--- Provided material ---

········

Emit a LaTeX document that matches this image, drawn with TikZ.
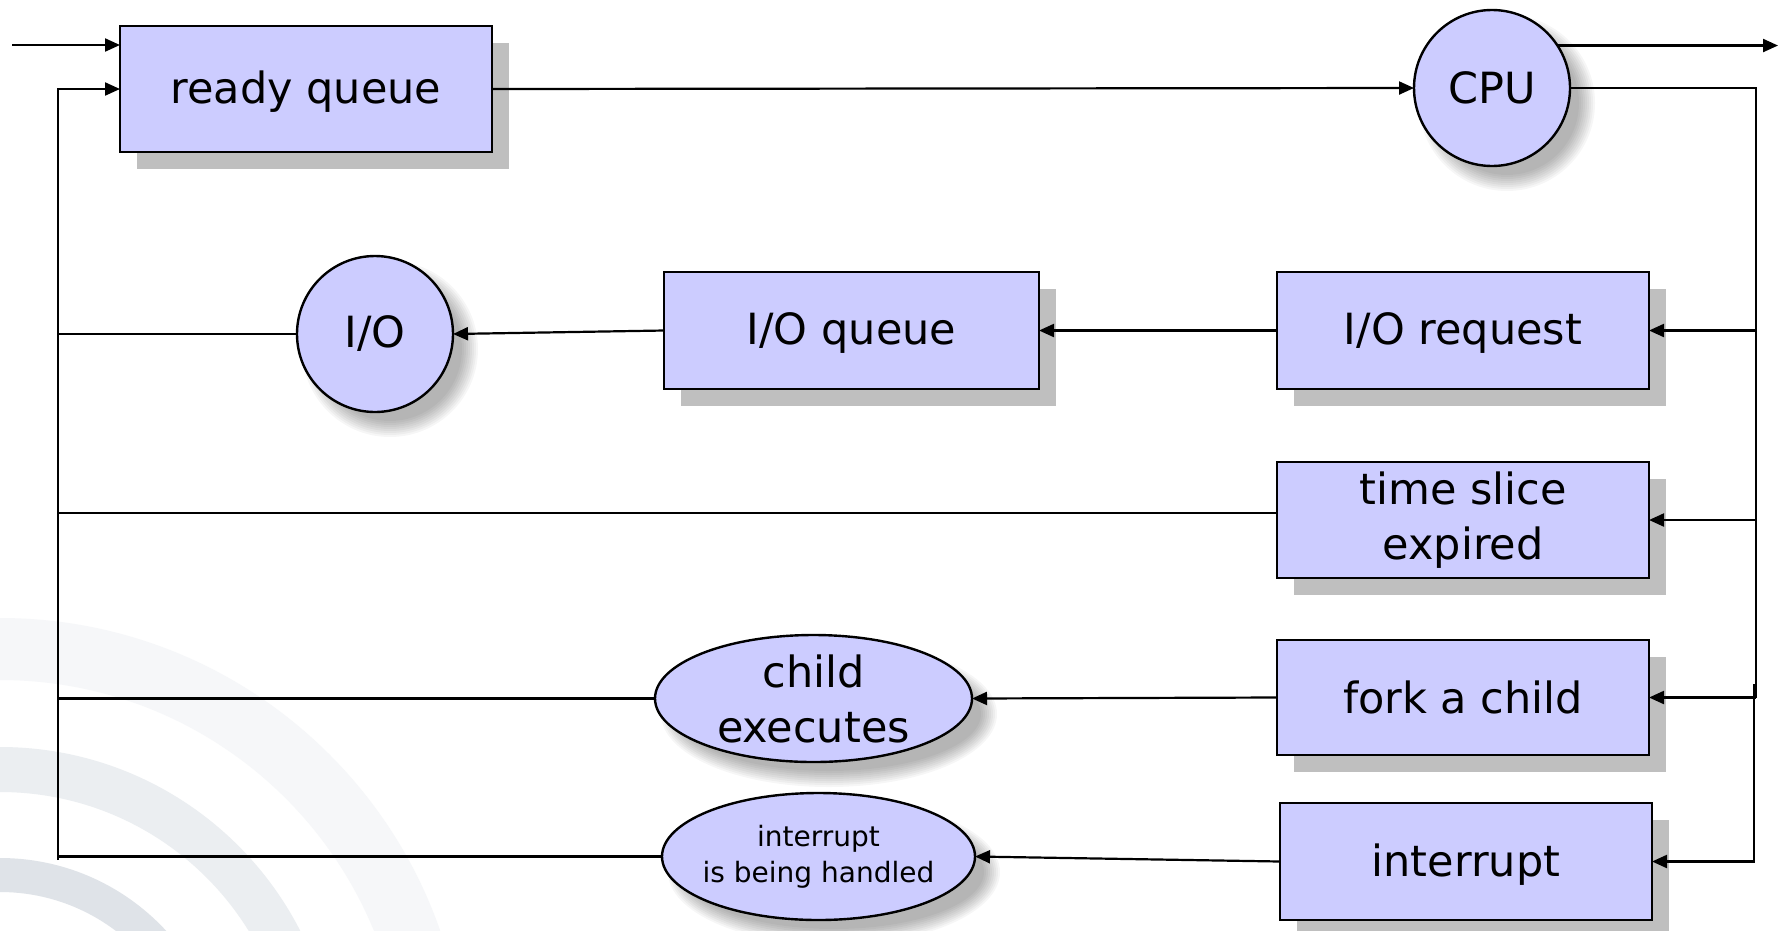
\documentclass[tikz,border=0pt]{standalone}
\usepackage{fontspec}
\setmainfont{DejaVu Sans}
\usetikzlibrary{arrows.meta,shapes.geometric,shadows}
\definecolor{nodefill}{HTML}{CCCCFF}
\definecolor{shadowgray}{HTML}{BFBFBF}
\definecolor{bandA}{HTML}{F6F7F9}
\definecolor{bandB}{HTML}{EBEEF1}
\definecolor{bandC}{HTML}{DFE3E8}
\newcommand\fbig{\fontsize{43}{55}\selectfont}
\newcommand\fsmall{\fontsize{28}{36}\selectfont}
\newcommand\lowertext[1]{\raisebox{-3pt}[\height][\depth]{#1}}
\begin{document}
\begin{tikzpicture}[x=1pt,y=-1pt,
  conn/.style={line width=2.2pt},
  arr/.style={conn,-{Triangle[length=15pt,width=13pt]}},
  shapebase/.style={draw=black,line width=2.4pt,fill=nodefill,inner sep=0pt,outer sep=0pt,align=center,font=\fbig},
  boxnode/.style={shapebase,rectangle,drop shadow={shadow xshift=17pt,shadow yshift=-17pt,fill=shadowgray,opacity=1}},
  roundnode/.style={shapebase,circle,minimum size=156pt},
  ovalnode/.style={shapebase,ellipse,inner xsep=-60pt,inner ysep=-30pt},
  softshade/.style={black,opacity=0.035}
]
\useasboundingbox (0,0) rectangle (1787,930);
\fill[white] (0,0) rectangle (1787,930);
% background arcs
\begin{scope}
\clip (0,0) rectangle (1787,930);
\fill[bandA,even odd rule] (0,1084) circle (466pt) (0,1084) circle (404pt);
\fill[bandB,even odd rule] (0,1084) circle (337pt) (0,1084) circle (292pt);
\fill[bandC,even odd rule] (0,1084) circle (226pt) (0,1084) circle (192pt);
\end{scope}
% soft shadows of round shapes
\foreach \d in {-6,-4,...,10}{
  \pgfmathsetmacro\ra{78+\d}
  \pgfmathsetmacro\rb{158+\d}
  \pgfmathsetmacro\rc{63+\d}
  \pgfmathsetmacro\rd{156+\d}
  \fill[softshade] (1507,103) circle (\ra pt);
  \fill[softshade] (390,349) circle (\ra pt);
  \fill[softshade] (829,714) ellipse [x radius=\rb pt, y radius=\rc pt];
  \fill[softshade] (834,872) ellipse [x radius=\rd pt, y radius=\rc pt];
}
% nodes
\node[boxnode,minimum width=372pt,minimum height=126pt] (rq) at (306,89) {\lowertext{ready queue}};
\node[roundnode] (cpu) at (1492,88) {CPU};
\node[roundnode] (io) at (375,334) {I/O};
\node[boxnode,minimum width=375pt,minimum height=117pt] (ioq) at (851.5,330.5) {\lowertext{I/O queue}};
\node[boxnode,minimum width=372pt,minimum height=117pt] (iorq) at (1463,330.5) {\lowertext{I/O request}};
\node[boxnode,minimum width=372pt,minimum height=116pt] (ts) at (1463,520) {time slice\\expired};
\node[boxnode,minimum width=372pt,minimum height=115pt] (fork) at (1463,697.5) {fork a child};
\node[boxnode,minimum width=372pt,minimum height=117pt] (intr) at (1466,861.5) {\lowertext{interrupt}};
\node[ovalnode,minimum width=317pt,minimum height=127pt] (child) at (813.5,698.5) {child\\executes};
\node[ovalnode,minimum width=313pt,minimum height=127pt,font=\fsmall] (ih) at (818.5,856.5) {interrupt\\is being handled};
% coordinates
\coordinate (in) at (12,45);
\coordinate (out) at (1778,45);
\coordinate (lb) at (58,89);
\coordinate (lbbot) at (58,860);
\coordinate (bus) at (1756,0);
\coordinate (b2) at (1754,684);
\coordinate (tsl) at (0,513);
% connectors
\draw[arr] (in) -- (in -| rq.west);
\draw[arr] (lbbot) -- (lb) -- (rq.west);
\draw[arr] (rq.east) -- (cpu.west);
\draw[arr] (cpu.33.5) -- (cpu.33.5 -| out);
\draw[conn] (cpu.east) -- (cpu.east -| bus) -- (bus |- fork.east);
\draw[arr] (bus |- iorq.east) -- (iorq.east);
\draw[arr] (bus |- ts.east) -- (ts.east);
\draw[arr] (bus |- fork.east) -- (fork.east);
\draw[arr] (b2) -- (b2 |- intr.east) -- (intr.east);
\draw[arr] (iorq.west) -- (ioq.east);
\draw[arr] (ioq.west) -- (io.east);
\draw[conn] (io.west) -- (io.west -| lb);
\draw[conn] (ts.west |- tsl) -- (lb |- tsl);
\draw[arr] (fork.west) -- (child.east);
\draw[conn] (child.west) -- (child.west -| lb);
\draw[arr] (intr.west) -- (ih.east);
\draw[conn] (ih.west) -- (ih.west -| lb);
\end{tikzpicture}
\end{document}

········

--- What is required ---
Transcribe all the data word for word; the images stay out.

--- Answer to this task ---
Emit a LaTeX document that matches this image, drawn with TikZ.
\documentclass[tikz,border=0pt]{standalone}
\usepackage{fontspec}
\setmainfont{DejaVu Sans}
\usetikzlibrary{arrows.meta,shapes.geometric,shadows}
\definecolor{nodefill}{HTML}{CCCCFF}
\definecolor{shadowgray}{HTML}{BFBFBF}
\definecolor{bandA}{HTML}{F6F7F9}
\definecolor{bandB}{HTML}{EBEEF1}
\definecolor{bandC}{HTML}{DFE3E8}
\newcommand\fbig{\fontsize{43}{55}\selectfont}
\newcommand\fsmall{\fontsize{28}{36}\selectfont}
\newcommand\lowertext[1]{\raisebox{-3pt}[\height][\depth]{#1}}
\begin{document}
\begin{tikzpicture}[x=1pt,y=-1pt,
  conn/.style={line width=2.2pt},
  arr/.style={conn,-{Triangle[length=15pt,width=13pt]}},
  shapebase/.style={draw=black,line width=2.4pt,fill=nodefill,inner sep=0pt,outer sep=0pt,align=center,font=\fbig},
  boxnode/.style={shapebase,rectangle,drop shadow={shadow xshift=17pt,shadow yshift=-17pt,fill=shadowgray,opacity=1}},
  roundnode/.style={shapebase,circle,minimum size=156pt},
  ovalnode/.style={shapebase,ellipse,inner xsep=-60pt,inner ysep=-30pt},
  softshade/.style={black,opacity=0.035}
]
\useasboundingbox (0,0) rectangle (1787,930);
\fill[white] (0,0) rectangle (1787,930);
% background arcs
\begin{scope}
\clip (0,0) rectangle (1787,930);
\fill[bandA,even odd rule] (0,1084) circle (466pt) (0,1084) circle (404pt);
\fill[bandB,even odd rule] (0,1084) circle (337pt) (0,1084) circle (292pt);
\fill[bandC,even odd rule] (0,1084) circle (226pt) (0,1084) circle (192pt);
\end{scope}
% soft shadows of round shapes
\foreach \d in {-6,-4,...,10}{
  \pgfmathsetmacro\ra{78+\d}
  \pgfmathsetmacro\rb{158+\d}
  \pgfmathsetmacro\rc{63+\d}
  \pgfmathsetmacro\rd{156+\d}
  \fill[softshade] (1507,103) circle (\ra pt);
  \fill[softshade] (390,349) circle (\ra pt);
  \fill[softshade] (829,714) ellipse [x radius=\rb pt, y radius=\rc pt];
  \fill[softshade] (834,872) ellipse [x radius=\rd pt, y radius=\rc pt];
}
% nodes
\node[boxnode,minimum width=372pt,minimum height=126pt] (rq) at (306,89) {\lowertext{ready queue}};
\node[roundnode] (cpu) at (1492,88) {CPU};
\node[roundnode] (io) at (375,334) {I/O};
\node[boxnode,minimum width=375pt,minimum height=117pt] (ioq) at (851.5,330.5) {\lowertext{I/O queue}};
\node[boxnode,minimum width=372pt,minimum height=117pt] (iorq) at (1463,330.5) {\lowertext{I/O request}};
\node[boxnode,minimum width=372pt,minimum height=116pt] (ts) at (1463,520) {time slice\\expired};
\node[boxnode,minimum width=372pt,minimum height=115pt] (fork) at (1463,697.5) {fork a child};
\node[boxnode,minimum width=372pt,minimum height=117pt] (intr) at (1466,861.5) {\lowertext{interrupt}};
\node[ovalnode,minimum width=317pt,minimum height=127pt] (child) at (813.5,698.5) {child\\executes};
\node[ovalnode,minimum width=313pt,minimum height=127pt,font=\fsmall] (ih) at (818.5,856.5) {interrupt\\is being handled};
% coordinates
\coordinate (in) at (12,45);
\coordinate (out) at (1778,45);
\coordinate (lb) at (58,89);
\coordinate (lbbot) at (58,860);
\coordinate (bus) at (1756,0);
\coordinate (b2) at (1754,684);
\coordinate (tsl) at (0,513);
% connectors
\draw[arr] (in) -- (in -| rq.west);
\draw[arr] (lbbot) -- (lb) -- (rq.west);
\draw[arr] (rq.east) -- (cpu.west);
\draw[arr] (cpu.33.5) -- (cpu.33.5 -| out);
\draw[conn] (cpu.east) -- (cpu.east -| bus) -- (bus |- fork.east);
\draw[arr] (bus |- iorq.east) -- (iorq.east);
\draw[arr] (bus |- ts.east) -- (ts.east);
\draw[arr] (bus |- fork.east) -- (fork.east);
\draw[arr] (b2) -- (b2 |- intr.east) -- (intr.east);
\draw[arr] (iorq.west) -- (ioq.east);
\draw[arr] (ioq.west) -- (io.east);
\draw[conn] (io.west) -- (io.west -| lb);
\draw[conn] (ts.west |- tsl) -- (lb |- tsl);
\draw[arr] (fork.west) -- (child.east);
\draw[conn] (child.west) -- (child.west -| lb);
\draw[arr] (intr.west) -- (ih.east);
\draw[conn] (ih.west) -- (ih.west -| lb);
\end{tikzpicture}
\end{document}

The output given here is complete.